■ RECORDS SUPPLIED:
>>>>>
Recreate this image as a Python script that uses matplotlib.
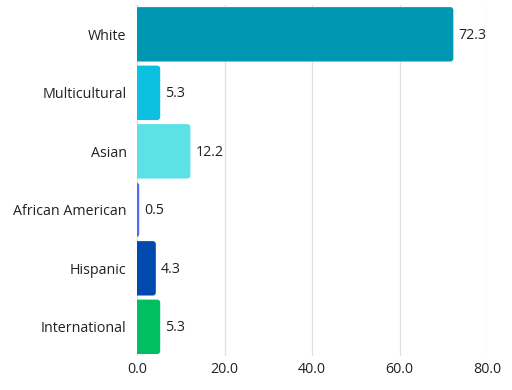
import matplotlib
matplotlib.use("Agg")
import matplotlib.pyplot as plt
from matplotlib.patches import FancyBboxPatch

categories = ["White", "Multicultural", "Asian", "African American", "Hispanic", "International"]
values = [72.3, 5.3, 12.2, 0.5, 4.3, 5.3]
colors = ["#0097B2", "#0CC0DF", "#5CE1E6", "#4F6BF5", "#004AAD", "#00BF63"]
xticks = [0, 20, 40, 60, 80]

plt.rcParams['font.family'] = ['Open Sans', 'DejaVu Sans']

fig = plt.figure(figsize=(5.12, 3.9), dpi=100)
ax = fig.add_axes([0.2676, 0.087, 0.6836, 0.900])

ypos = list(range(len(categories)))
bars = ax.barh(ypos, values, height=0.93, color=colors)
ax.set_xlim(0, 80)
ax.set_ylim(len(categories) - 0.5, -0.5)

# replace bars with rounded ones
px_x = 80 / (0.6836 * 512)
px_y = len(categories) / (0.900 * 390)
r_px = 3.0
for rect, c in zip(bars, colors):
    x, y = rect.get_x(), rect.get_y()
    w, h = rect.get_width(), rect.get_height()
    rect.set_visible(False)
    p = FancyBboxPatch((x - 2, y), w + 2, h,
                       boxstyle=f"round,pad=0,rounding_size={r_px*px_x}",
                       mutation_aspect=px_y / px_x,
                       facecolor=c, edgecolor="none", zorder=3, clip_on=True)
    ax.add_patch(p)

fs = 10.3
for y, v in zip(ypos, values):
    ax.text(v + 5 * px_x, y + 0.02, f"{v:.1f}", va="center", ha="left",
            fontsize=fs, color="#222222")

ax.set_yticks(ypos)
ax.set_yticklabels(categories, fontsize=fs, color="#222222")
ax.set_xticks(xticks)
ax.set_xticklabels([f"{t:.1f}" for t in xticks], fontsize=fs, color="#222222")
ax.tick_params(axis="y", length=0, pad=7.5)
ax.tick_params(axis="x", length=0, pad=4)
for s in ax.spines.values():
    s.set_visible(False)
ax.grid(axis="x", color="#e0e0e0", linewidth=0.9, zorder=0)
ax.set_axisbelow(True)

fig.savefig("out.png", dpi=100)
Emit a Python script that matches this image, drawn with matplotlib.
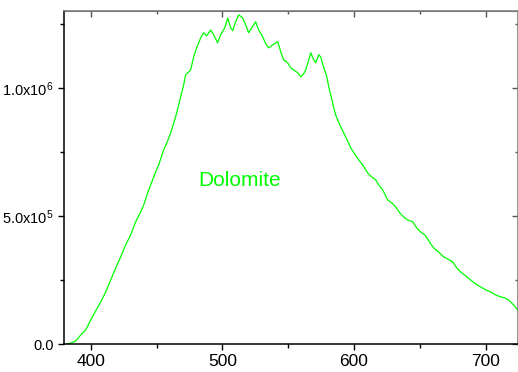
<<<<<
■ EXERCISE: Reproduce the material above verbatim; omit every picture.

■ RIGHT ANSWER:
Recreate this image as a Python script that uses matplotlib.
import matplotlib
matplotlib.use("Agg")
import matplotlib.pyplot as plt
from matplotlib.patches import FancyBboxPatch

categories = ["White", "Multicultural", "Asian", "African American", "Hispanic", "International"]
values = [72.3, 5.3, 12.2, 0.5, 4.3, 5.3]
colors = ["#0097B2", "#0CC0DF", "#5CE1E6", "#4F6BF5", "#004AAD", "#00BF63"]
xticks = [0, 20, 40, 60, 80]

plt.rcParams['font.family'] = ['Open Sans', 'DejaVu Sans']

fig = plt.figure(figsize=(5.12, 3.9), dpi=100)
ax = fig.add_axes([0.2676, 0.087, 0.6836, 0.900])

ypos = list(range(len(categories)))
bars = ax.barh(ypos, values, height=0.93, color=colors)
ax.set_xlim(0, 80)
ax.set_ylim(len(categories) - 0.5, -0.5)

# replace bars with rounded ones
px_x = 80 / (0.6836 * 512)
px_y = len(categories) / (0.900 * 390)
r_px = 3.0
for rect, c in zip(bars, colors):
    x, y = rect.get_x(), rect.get_y()
    w, h = rect.get_width(), rect.get_height()
    rect.set_visible(False)
    p = FancyBboxPatch((x - 2, y), w + 2, h,
                       boxstyle=f"round,pad=0,rounding_size={r_px*px_x}",
                       mutation_aspect=px_y / px_x,
                       facecolor=c, edgecolor="none", zorder=3, clip_on=True)
    ax.add_patch(p)

fs = 10.3
for y, v in zip(ypos, values):
    ax.text(v + 5 * px_x, y + 0.02, f"{v:.1f}", va="center", ha="left",
            fontsize=fs, color="#222222")

ax.set_yticks(ypos)
ax.set_yticklabels(categories, fontsize=fs, color="#222222")
ax.set_xticks(xticks)
ax.set_xticklabels([f"{t:.1f}" for t in xticks], fontsize=fs, color="#222222")
ax.tick_params(axis="y", length=0, pad=7.5)
ax.tick_params(axis="x", length=0, pad=4)
for s in ax.spines.values():
    s.set_visible(False)
ax.grid(axis="x", color="#e0e0e0", linewidth=0.9, zorder=0)
ax.set_axisbelow(True)

fig.savefig("out.png", dpi=100)
Emit a Python script that matches this image, drawn with matplotlib.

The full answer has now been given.